#### RECORDS FOR PROCESSING

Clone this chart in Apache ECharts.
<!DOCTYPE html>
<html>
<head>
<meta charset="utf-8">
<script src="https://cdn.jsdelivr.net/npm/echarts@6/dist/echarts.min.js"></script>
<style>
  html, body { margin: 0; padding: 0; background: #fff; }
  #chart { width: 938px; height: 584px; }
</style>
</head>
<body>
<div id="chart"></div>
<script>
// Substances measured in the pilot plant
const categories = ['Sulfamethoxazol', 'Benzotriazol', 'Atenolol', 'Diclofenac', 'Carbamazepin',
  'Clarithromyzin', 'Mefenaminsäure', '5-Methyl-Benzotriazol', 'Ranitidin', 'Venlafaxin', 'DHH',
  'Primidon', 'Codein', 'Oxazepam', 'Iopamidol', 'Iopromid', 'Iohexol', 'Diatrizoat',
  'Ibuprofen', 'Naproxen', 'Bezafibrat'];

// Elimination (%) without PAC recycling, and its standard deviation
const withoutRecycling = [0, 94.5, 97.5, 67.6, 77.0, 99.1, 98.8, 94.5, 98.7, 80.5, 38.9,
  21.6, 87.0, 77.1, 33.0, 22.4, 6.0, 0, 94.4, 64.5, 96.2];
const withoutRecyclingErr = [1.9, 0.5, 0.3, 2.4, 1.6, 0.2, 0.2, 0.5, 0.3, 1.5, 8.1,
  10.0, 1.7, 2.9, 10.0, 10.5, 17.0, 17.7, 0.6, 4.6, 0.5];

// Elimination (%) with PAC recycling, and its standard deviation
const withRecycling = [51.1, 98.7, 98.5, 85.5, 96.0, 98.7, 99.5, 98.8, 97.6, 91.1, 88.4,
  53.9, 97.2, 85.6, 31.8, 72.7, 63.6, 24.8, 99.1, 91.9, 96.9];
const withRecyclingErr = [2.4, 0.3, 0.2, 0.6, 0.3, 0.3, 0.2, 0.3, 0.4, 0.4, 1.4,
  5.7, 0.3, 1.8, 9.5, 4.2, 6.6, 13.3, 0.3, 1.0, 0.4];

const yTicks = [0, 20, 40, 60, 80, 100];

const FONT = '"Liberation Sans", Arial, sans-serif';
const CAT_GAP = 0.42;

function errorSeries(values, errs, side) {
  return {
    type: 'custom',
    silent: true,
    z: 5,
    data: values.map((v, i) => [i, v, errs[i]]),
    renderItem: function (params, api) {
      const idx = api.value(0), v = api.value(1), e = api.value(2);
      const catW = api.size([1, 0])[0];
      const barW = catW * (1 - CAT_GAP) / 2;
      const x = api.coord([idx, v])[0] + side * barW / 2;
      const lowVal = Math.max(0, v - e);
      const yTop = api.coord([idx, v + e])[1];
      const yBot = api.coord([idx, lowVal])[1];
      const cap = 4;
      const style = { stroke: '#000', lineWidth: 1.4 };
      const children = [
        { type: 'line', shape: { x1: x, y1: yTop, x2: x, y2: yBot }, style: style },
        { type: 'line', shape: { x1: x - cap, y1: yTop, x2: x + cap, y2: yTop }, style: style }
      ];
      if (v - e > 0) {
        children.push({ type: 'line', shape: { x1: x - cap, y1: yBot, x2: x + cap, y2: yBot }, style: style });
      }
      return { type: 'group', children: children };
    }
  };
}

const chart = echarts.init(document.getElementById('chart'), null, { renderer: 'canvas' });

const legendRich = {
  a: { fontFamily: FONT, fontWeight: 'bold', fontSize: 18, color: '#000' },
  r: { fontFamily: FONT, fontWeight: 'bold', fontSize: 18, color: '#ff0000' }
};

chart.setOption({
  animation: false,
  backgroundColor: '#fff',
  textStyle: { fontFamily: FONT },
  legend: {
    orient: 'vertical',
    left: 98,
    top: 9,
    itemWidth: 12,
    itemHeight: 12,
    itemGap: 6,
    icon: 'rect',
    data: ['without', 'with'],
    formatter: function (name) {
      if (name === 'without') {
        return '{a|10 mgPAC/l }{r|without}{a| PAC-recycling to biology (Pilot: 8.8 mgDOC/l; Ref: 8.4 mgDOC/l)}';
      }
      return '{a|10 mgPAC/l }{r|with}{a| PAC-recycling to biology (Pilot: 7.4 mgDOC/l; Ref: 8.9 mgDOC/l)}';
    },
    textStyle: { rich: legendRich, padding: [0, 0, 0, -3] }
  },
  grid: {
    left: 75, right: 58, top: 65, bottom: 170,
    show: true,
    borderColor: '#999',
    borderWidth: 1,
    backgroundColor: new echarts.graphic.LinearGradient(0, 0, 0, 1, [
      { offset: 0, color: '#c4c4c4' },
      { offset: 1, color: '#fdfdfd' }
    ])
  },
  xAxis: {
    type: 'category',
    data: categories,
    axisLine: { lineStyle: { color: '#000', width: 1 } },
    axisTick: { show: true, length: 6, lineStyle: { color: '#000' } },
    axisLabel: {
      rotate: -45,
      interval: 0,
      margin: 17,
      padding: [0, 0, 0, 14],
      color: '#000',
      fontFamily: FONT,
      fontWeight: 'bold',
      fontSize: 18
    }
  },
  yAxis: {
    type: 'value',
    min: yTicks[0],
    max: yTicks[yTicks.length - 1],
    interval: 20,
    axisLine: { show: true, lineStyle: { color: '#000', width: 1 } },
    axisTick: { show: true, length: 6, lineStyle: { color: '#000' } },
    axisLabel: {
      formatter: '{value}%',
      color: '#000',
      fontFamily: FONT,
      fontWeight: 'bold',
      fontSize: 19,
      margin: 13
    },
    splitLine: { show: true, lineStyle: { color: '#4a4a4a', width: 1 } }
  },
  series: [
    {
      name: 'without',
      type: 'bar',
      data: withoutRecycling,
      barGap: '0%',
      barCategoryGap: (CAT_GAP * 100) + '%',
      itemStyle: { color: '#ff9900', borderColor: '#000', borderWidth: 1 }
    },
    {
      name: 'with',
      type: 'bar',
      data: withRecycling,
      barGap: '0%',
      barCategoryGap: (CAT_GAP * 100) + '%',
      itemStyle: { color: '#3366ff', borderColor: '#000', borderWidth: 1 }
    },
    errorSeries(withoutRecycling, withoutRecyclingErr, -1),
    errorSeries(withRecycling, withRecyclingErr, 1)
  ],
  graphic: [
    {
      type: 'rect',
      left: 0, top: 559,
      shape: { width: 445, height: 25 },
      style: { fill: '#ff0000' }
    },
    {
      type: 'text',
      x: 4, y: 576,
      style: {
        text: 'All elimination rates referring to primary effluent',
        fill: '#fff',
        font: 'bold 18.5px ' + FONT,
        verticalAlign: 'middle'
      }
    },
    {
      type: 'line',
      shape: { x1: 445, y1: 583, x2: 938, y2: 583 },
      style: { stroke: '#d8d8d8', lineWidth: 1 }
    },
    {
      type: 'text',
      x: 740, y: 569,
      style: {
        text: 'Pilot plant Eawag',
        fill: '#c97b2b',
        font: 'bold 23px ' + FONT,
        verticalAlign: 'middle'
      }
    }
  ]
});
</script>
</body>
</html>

########
#### RECORDS FOR PROCESSING

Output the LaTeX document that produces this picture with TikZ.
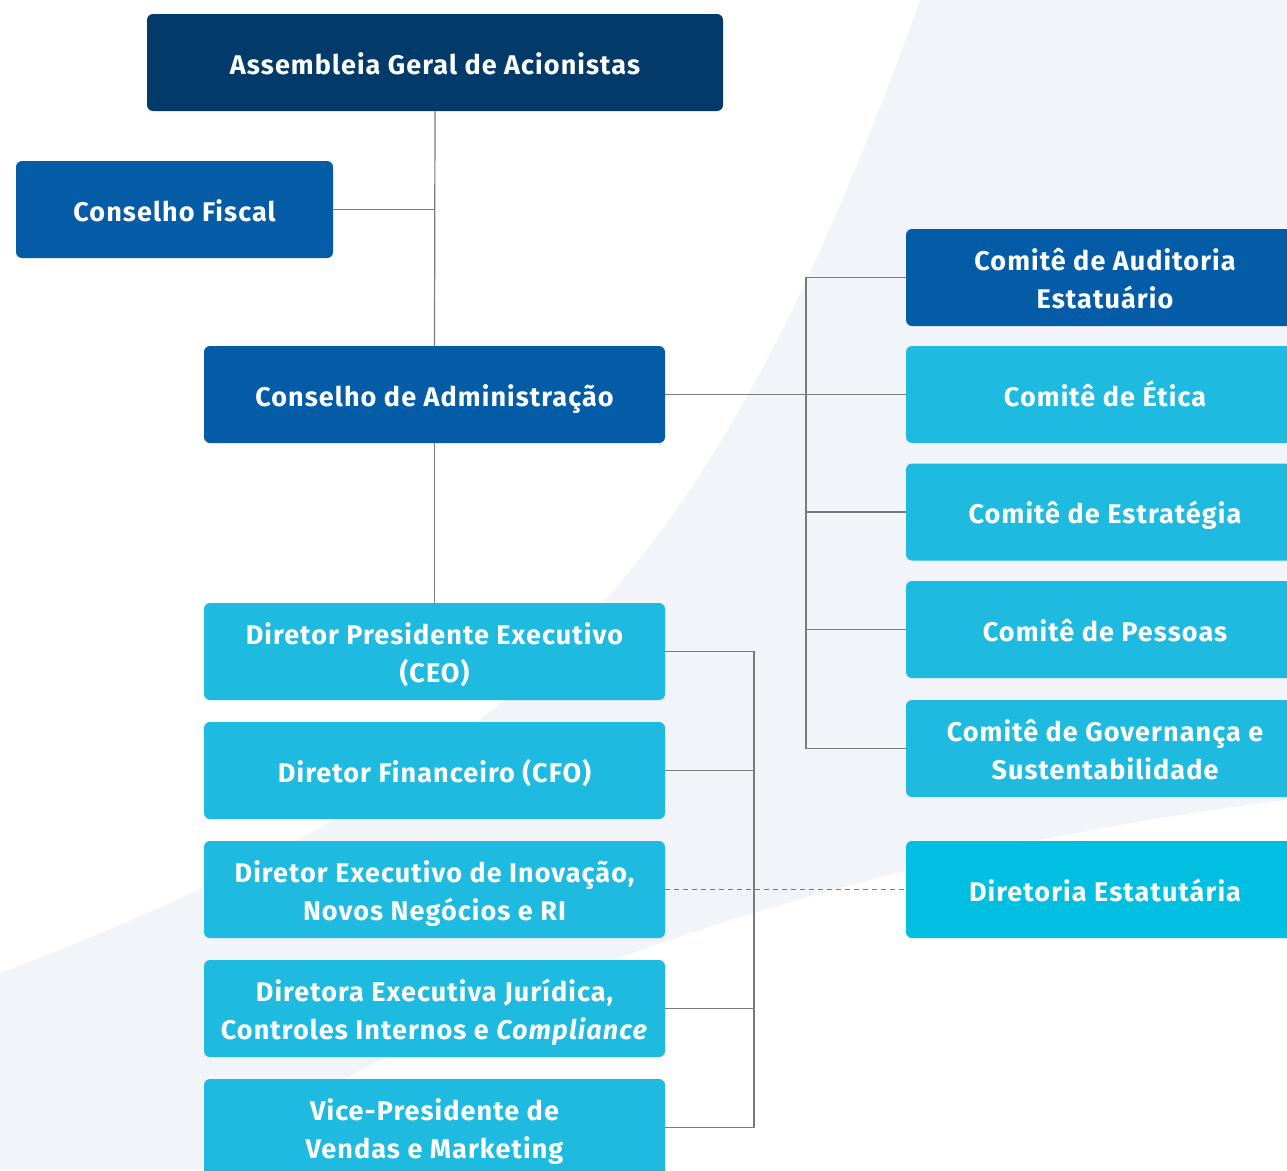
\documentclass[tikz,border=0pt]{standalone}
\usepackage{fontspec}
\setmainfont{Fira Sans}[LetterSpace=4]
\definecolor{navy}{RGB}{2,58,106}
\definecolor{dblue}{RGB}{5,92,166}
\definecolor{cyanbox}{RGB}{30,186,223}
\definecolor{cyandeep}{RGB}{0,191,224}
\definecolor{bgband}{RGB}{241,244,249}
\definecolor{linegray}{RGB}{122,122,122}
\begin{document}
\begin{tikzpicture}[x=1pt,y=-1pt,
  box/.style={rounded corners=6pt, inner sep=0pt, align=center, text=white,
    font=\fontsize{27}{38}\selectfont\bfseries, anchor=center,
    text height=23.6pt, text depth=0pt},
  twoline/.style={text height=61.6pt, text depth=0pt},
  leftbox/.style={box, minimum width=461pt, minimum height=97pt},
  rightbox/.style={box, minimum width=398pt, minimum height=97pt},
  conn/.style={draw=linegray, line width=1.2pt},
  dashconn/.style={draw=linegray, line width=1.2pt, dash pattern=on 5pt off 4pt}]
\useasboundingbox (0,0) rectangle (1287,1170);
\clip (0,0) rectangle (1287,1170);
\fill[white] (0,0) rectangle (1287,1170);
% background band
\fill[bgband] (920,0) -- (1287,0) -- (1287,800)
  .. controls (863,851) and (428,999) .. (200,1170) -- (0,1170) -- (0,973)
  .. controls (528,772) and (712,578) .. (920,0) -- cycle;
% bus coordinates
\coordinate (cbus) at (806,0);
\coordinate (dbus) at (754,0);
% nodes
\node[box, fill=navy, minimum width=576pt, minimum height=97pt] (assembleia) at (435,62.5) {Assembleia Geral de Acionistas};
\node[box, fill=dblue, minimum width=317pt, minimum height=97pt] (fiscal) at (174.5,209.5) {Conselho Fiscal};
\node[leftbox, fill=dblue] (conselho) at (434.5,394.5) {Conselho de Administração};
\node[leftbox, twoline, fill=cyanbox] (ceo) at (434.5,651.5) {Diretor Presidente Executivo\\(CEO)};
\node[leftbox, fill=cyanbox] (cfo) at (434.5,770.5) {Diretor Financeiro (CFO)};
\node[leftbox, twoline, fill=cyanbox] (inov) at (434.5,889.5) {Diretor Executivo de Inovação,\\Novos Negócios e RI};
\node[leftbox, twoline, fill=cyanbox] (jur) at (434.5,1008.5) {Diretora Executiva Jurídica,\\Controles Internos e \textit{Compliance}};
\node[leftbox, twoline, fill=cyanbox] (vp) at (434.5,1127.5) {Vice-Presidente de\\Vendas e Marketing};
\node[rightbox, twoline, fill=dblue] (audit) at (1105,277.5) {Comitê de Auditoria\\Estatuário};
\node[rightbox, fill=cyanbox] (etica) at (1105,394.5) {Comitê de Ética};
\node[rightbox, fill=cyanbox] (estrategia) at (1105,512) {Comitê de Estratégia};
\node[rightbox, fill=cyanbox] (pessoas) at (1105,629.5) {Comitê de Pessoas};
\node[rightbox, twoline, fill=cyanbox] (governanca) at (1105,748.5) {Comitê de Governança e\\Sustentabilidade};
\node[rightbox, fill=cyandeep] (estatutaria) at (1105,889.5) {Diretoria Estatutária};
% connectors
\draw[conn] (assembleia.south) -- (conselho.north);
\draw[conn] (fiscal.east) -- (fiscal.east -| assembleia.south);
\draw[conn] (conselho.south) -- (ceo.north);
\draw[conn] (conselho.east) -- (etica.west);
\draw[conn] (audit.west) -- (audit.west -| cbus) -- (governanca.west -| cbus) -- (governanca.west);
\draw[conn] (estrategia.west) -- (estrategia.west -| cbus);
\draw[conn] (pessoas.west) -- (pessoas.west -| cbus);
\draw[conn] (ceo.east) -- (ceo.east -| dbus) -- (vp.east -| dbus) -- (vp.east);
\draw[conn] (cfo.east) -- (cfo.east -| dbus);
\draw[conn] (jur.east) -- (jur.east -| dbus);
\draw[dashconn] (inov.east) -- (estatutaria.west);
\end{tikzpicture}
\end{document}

########

List the lines that contain the word "this".

Clone this chart in Apache ECharts.
Output the LaTeX document that produces this picture with TikZ.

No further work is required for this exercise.